Filled with new resolve, and another swig of whiskey, Duncan marched to the door, opened it and stepped into the hall. After the sunlit chamber, it seemed even darker.

“Have you finished pawing through Fergie’s things?” drawled a familiar voice.

Duncan spun toward it, sword up, eyes narrowed.

A shadow moved, stepping into the spill of light from the room behind him. Kara, her chin up, her gaze scathing.

“Why aren’t you out looking for me?”

“Because I knew you’d never left.”

“How?”

“When I got to the bottom of the stairs, I recalled seeing your sword in the room. Only a fool would leave his sword behind, and you do not strike me as a fool. How did you get free?”

“I’m good with knots.” He locked his knees to counter a sudden wave of dizziness. “Clever girl. Now what have you done with my jewels?”

“Jewels?” Her alarmed gaze dropped to his crotch. “I didn’t know you were wounded there.”

“Where? Oh.” Duncan felt the heat crawl up his mostly bare chest. Suddenly he was aware of how close they stood, of the faint scent of heather swirling seductively in the air. “’Tis not proper for you to speak of such things.”

“You’re the one who brought it up.”

The word set off an alarming reaction in the very nether parts they were discussing. Duncan shifted and cleared his throat. “Aye, well, ’tis not what I meant and you know it.”

“I’m a witch, not a mind reader. Now my mother, Guenna, she always knew what a body was thinking. Very disconcerting.”

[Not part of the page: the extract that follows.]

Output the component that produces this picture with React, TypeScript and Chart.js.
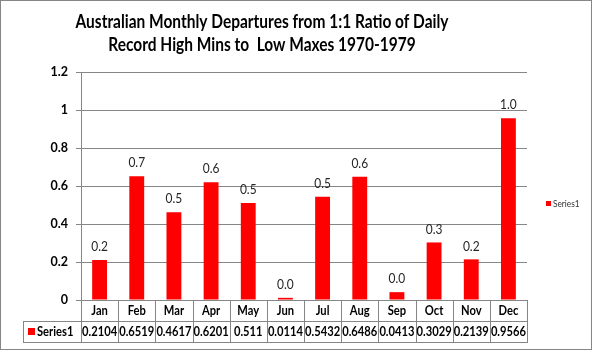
import React, { useEffect, useRef } from "react";
import { Chart, registerables } from "chart.js";

Chart.register(...registerables);

const titleLines = [
  "Australian Monthly Departures from 1:1 Ratio of Daily",
  "Record High Mins to  Low Maxes 1970-1979",
];
const months = ["Jan", "Feb", "Mar", "Apr", "May", "Jun", "Jul", "Aug", "Sep", "Oct", "Nov", "Dec"];
const values = [0.2104, 0.6519, 0.4617, 0.6201, 0.511, 0.0114, 0.5432, 0.6486, 0.0413, 0.3029, 0.2139, 0.9566];
const tableLabels = ["0.2104", "0.6519", "0.4617", "0.6201", "0.511", "0.0114", "0.5432", "0.6486", "0.0413", "0.3029", "0.2139", "0.9566"];
const seriesName = "Series1";
const yMin = 0;
const yMax = 1.2;
const yStep = 0.2;

const FONT = "Lato, 'Open Sans', sans-serif";
const GRID = "#868686";
const RED = "#FF0000";
const NARROW = 0.86;

function txt(
  ctx: CanvasRenderingContext2D,
  s: string,
  x: number,
  y: number,
  align: CanvasTextAlign,
  sx: number
) {
  ctx.save();
  ctx.translate(x, y);
  ctx.scale(sx, 1);
  ctx.textAlign = align;
  ctx.fillText(s, 0, 0);
  ctx.restore();
}

const overlay = {
  id: "overlay",
  afterDraw(chart: any) {
    const ctx = chart.ctx as CanvasRenderingContext2D;
    const ca = chart.chartArea;
    const meta = chart.getDatasetMeta(0);
    ctx.save();

    // Title
    ctx.fillStyle = "#000";
    ctx.textBaseline = "alphabetic";
    ctx.font = `bold 18px ${FONT}`;
    txt(ctx, titleLines[0], 262, 28, "center", NARROW);
    txt(ctx, titleLines[1], 262, 51, "center", NARROW);

    // Data labels
    ctx.font = `13px ${FONT}`;
    ctx.fillStyle = "#262626";
    ctx.textBaseline = "middle";
    meta.data.forEach((bar: any, i: number) => {
      txt(ctx, values[i].toFixed(1), bar.x, bar.y - 13, "center", 0.92);
    });

    // Data table
    const n = months.length;
    const w = (ca.right - ca.left) / n;
    const tableLeft = 23;
    const rowMid = 321.5;
    const rowBot = 342.5;
    ctx.strokeStyle = GRID;
    ctx.lineWidth = 1;
    ctx.beginPath();
    for (let i = 0; i <= n; i++) {
      const x = Math.round(ca.left + i * w) + 0.5;
      ctx.moveTo(x, ca.bottom);
      ctx.lineTo(x, rowBot);
    }
    ctx.moveTo(tableLeft + 0.5, rowMid);
    ctx.lineTo(tableLeft + 0.5, rowBot);
    ctx.moveTo(tableLeft, rowMid);
    ctx.lineTo(ca.right + 1, rowMid);
    ctx.moveTo(tableLeft, rowBot);
    ctx.lineTo(ca.right + 1, rowBot);
    ctx.stroke();

    ctx.fillStyle = "#000";
    ctx.font = `bold 13px ${FONT}`;
    for (let i = 0; i < n; i++) {
      const cx = ca.left + (i + 0.5) * w;
      txt(ctx, months[i], cx, 311, "center", NARROW);
    }
    ctx.font = `bold 13px ${FONT}`;
    for (let i = 0; i < n; i++) {
      const cx = ca.left + (i + 0.5) * w;
      txt(ctx, tableLabels[i], cx, 332, "center", NARROW);
    }
    // legend key in table
    ctx.fillStyle = RED;
    ctx.fillRect(28, 328, 7, 7);
    ctx.fillStyle = "#000";
    txt(ctx, seriesName, 37, 332, "left", NARROW);

    // Right legend
    ctx.fillStyle = RED;
    ctx.fillRect(546, 201, 5, 5);
    ctx.fillStyle = "#333";
    ctx.font = `9px ${FONT}`;
    txt(ctx, seriesName, 553, 204, "left", 0.92);

    // Outer border
    ctx.strokeStyle = GRID;
    ctx.strokeRect(0.5, 0.5, 591, 349);
    ctx.restore();
  },
};

export default function App() {
  const ref = useRef<HTMLCanvasElement>(null);
  useEffect(() => {
    document.body.style.margin = "0";
    const chart = new Chart(ref.current!, {
      type: "bar",
      data: {
        labels: months,
        datasets: [
          {
            label: seriesName,
            data: values,
            backgroundColor: RED,
            borderWidth: 0,
            barPercentage: 0.4,
            categoryPercentage: 1,
          },
        ],
      },
      options: {
        responsive: false,
        animation: false,
        devicePixelRatio: 1,
        layout: { padding: { top: 72, right: 65, bottom: 50, left: 0 } },
        plugins: { legend: { display: false }, title: { display: false }, tooltip: { enabled: false } },
        scales: {
          x: { display: false },
          y: {
            min: yMin,
            max: yMax,
            afterFit: (s: any) => {
              s.width = 81;
            },
            ticks: {
              stepSize: yStep,
              padding: 8,
              color: "#000",
              font: { family: FONT, size: 12.5, weight: "bold" },
              callback: (v: any) => String(Number(Number(v).toFixed(1))),
            },
            grid: { color: GRID, tickLength: 5, lineWidth: 1 },
            border: { color: GRID },
          },
        },
      },
      plugins: [overlay],
    });
    return () => chart.destroy();
  }, []);
  return (
    <div style={{ width: 592, height: 350 }}>
      <canvas ref={ref} width={592} height={350} style={{ display: "block" }} />
    </div>
  );
}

Duncan blinked. “Stop trying to change the subject. I want my rubies, and I want them—”

“I’ve not a single clue what they are. Rubies,” she added.

“Don’t be daft. Everyone knows what rubies are.”

“Well, I do not.” Her chin was up again, her eyes flashing. “And I’ll wager no one else does, either. We dinna see much of the outside world here.”

“But—”

“Kara, lass, have you found him?” Fergus’s voice echoed hollowly in the stairwell.

“Aye,” Kara called, looking back over her shoulder. “He’s up here—” The word ended with a squeak as Duncan snagged her and dragged her against him, one arm around her waist.

It was a mistake, for the lower swell of her breasts rested on his forearm and those sensuous hips he’d admired pressed into his. He tried to ignore those sweet curves, but his chilled body greedily savored the heat from hers. Before he could weaken, a herd of Gleanedins clattered up the stairs and crowded into the corridor, Fergus in the forefront.

“Stay back or I’ll run her through,” Duncan warned. He raised his sword, but kept it well clear of her slender neck, for his arm felt none too steady.

Fergus’s battered face went purple. “If you cut her—”

“He won’t harm me,” Kara said with absolute calm.

“And what is to stop me?”

“Aye, what?” Fergus asked, backed by a sea of white faces.

“His honor. He’s a Crusader knight, you know,” she said. “Black Roily says they are bound to show kindness and mercy to women and children. He’ll not harm me.”

Angered, Duncan spat, “Why should I show you mercy?”

“Well, aside from your knightly vows, I did save your life.”

Foiled by the shackles of honor. “So you could imprison me and steal from me?” Duncan watched Fergus’s face closely, but could detect no hint of guilt. One of the others, mayhap, but the crowd looked equally baffled.